The other issue that becomes a problem for this movie is its story. At its heart, it's very imaginative and original. The year is 2065, and the earth is a charred wasteland infested with ghostly aliens. But not just one species of aliens: a whole planet-full of species. And to make matters worse, this Noah's Ark of invaders is non-corporeal. They exist as energy, and humans must devise new tactics to detect and destroy them. Dr. Sid and Dr. Aki Ross believe that the aliens can be countered with specific energy patterns they call "spirits." They want to comb the earth for these patterns and use them to neutralize the aliens. But their research and ideas are untested, and time is running out for humanity. Meanwhile, the government--spurred on by the evil General Hein--wants to use a big ass gun called the Zeus Cannon to obliterate the aliens and scorch the earth in the process. (The powering up of the cannon is disturbingly similar to the firing of the Death Star, from the background music to the soldiers counting down.)
Unfortunately, the story's originality eventually falls victim to its own execution: its indulgence in metaphysics finally becomes cumbersome and confusing. By the end, the two doctors are coming up with convenient explanations for everything, while the audience is being jostled around with talk of spirits, Mother Earth, and the whole Circle of Life thing. It devolves into such nonsense that viewers will finally give up and just stare at the pretty pictures. You can tell the movie is dissatisfied with its own sci-fi technobabble by the way it pokes fun at itself. It's amusing for a little while, but the joke wears thin very quickly.

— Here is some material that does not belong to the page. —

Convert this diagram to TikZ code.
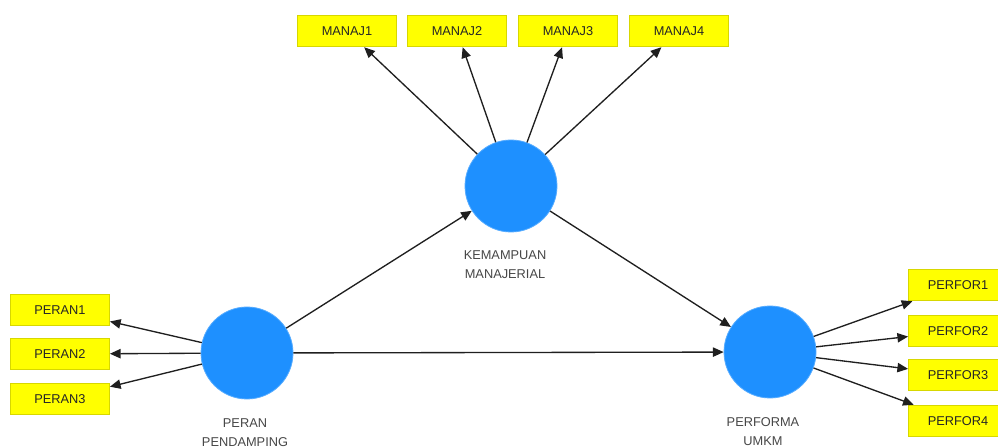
\documentclass[tikz,border=0pt]{standalone}
\usepackage{fontspec}
\setmainfont{Liberation Sans}
\usetikzlibrary{arrows.meta}
\definecolor{boxyellow}{RGB}{255,255,0}
\definecolor{boxedge}{RGB}{215,215,0}
\definecolor{lv}{RGB}{30,144,255}
\begin{document}
\begin{tikzpicture}[x=0.75pt,y=-0.75pt,
  ind/.style={draw=boxedge, fill=boxyellow, line width=0.9pt, minimum width=74pt, minimum height=23.5pt, inner sep=0pt, font=\fontsize{9.6}{10}\selectfont, text=black!85},
  lat/.style={circle, fill=lv, draw=lv!75!white, line width=0.6pt, minimum size=69pt, inner sep=0pt},
  lab/.style={align=center, font=\fontsize{9.6}{14.2}\selectfont, text=black!72},
  arr/.style={-{Triangle[length=8pt,width=7pt]}, line width=1pt, draw=black!88}]
\clip (0,0) rectangle (998,448);
\fill[white] (0,0) rectangle (998,448);
% latent variables
\node[lat] (K) at (511,186) {};
\node[lat] (P) at (247,353) {};
\node[lat] (F) at (770,352) {};
\node[lab] (KL) at (505,265) {KEMAMPUAN\\MANAJERIAL};
\node[lab] (PL) at (245,433) {PERAN\\PENDAMPING};
\node[lab] (FL) at (763,432) {PERFORMA\\UMKM};
% indicators
\node[ind] (M1) at (347,31) {MANAJ1};
\node[ind] (M2) at (457,31) {MANAJ2};
\node[ind] (M3) at (568,31) {MANAJ3};
\node[ind] (M4) at (679,31) {MANAJ4};
\node[ind] (R1) at (60,310) {PERAN1};
\node[ind] (R2) at (60,354) {PERAN2};
\node[ind] (R3) at (60,399) {PERAN3};
\node[ind] (Q1) at (958,285) {PERFOR1};
\node[ind] (Q2) at (958,331) {PERFOR2};
\node[ind] (Q3) at (958,375) {PERFOR3};
\node[ind] (Q4) at (958,421) {PERFOR4};
% connectors
\foreach \m in {M1,M2,M3,M4} \draw[arr] (K) -- (\m);
\foreach \r in {R1,R2,R3} \draw[arr] (P) -- (\r);
\foreach \q in {Q1,Q2,Q3,Q4} \draw[arr] (F) -- (\q);
\draw[arr] (P) -- (K);
\draw[arr] (P) -- (F);
\draw[arr] (K) -- (F);
\end{tikzpicture}
\end{document}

Adding insult to injury are the truly boring characters--they're as uninspiring as the story is innovative (hey, there's more of that bi-polar stuff). As the main villain, James Woods' General Hein is your typical, one-dimensional psychopath who is only concerned with fighting. He's absolutely the most evil you can get without becoming interesting. Steve Buscemi as the team's pilot answers the age-old question: what would happen if you imbued a Jason Priestley puppet with the voice of Squiggy? Peri Gilpin is the token tough chick commando a la Vasquez in Aliens. And Alec Baldwin's character is a total waste: an uninteresting team captain who spews enough tough-guy romantic crap to fill a whole afternoon of soap operas.
One should scrutinize their goals briefly before seeing Final Fantasy: The Spirits Within. Anyone looking for a sci-fi adventure would probably do better with the standards this movie derives many of its elements from. But if you're looking for technical achievement and have a longing to witness this artform advance in leaps and bounds, then by all means check this one out.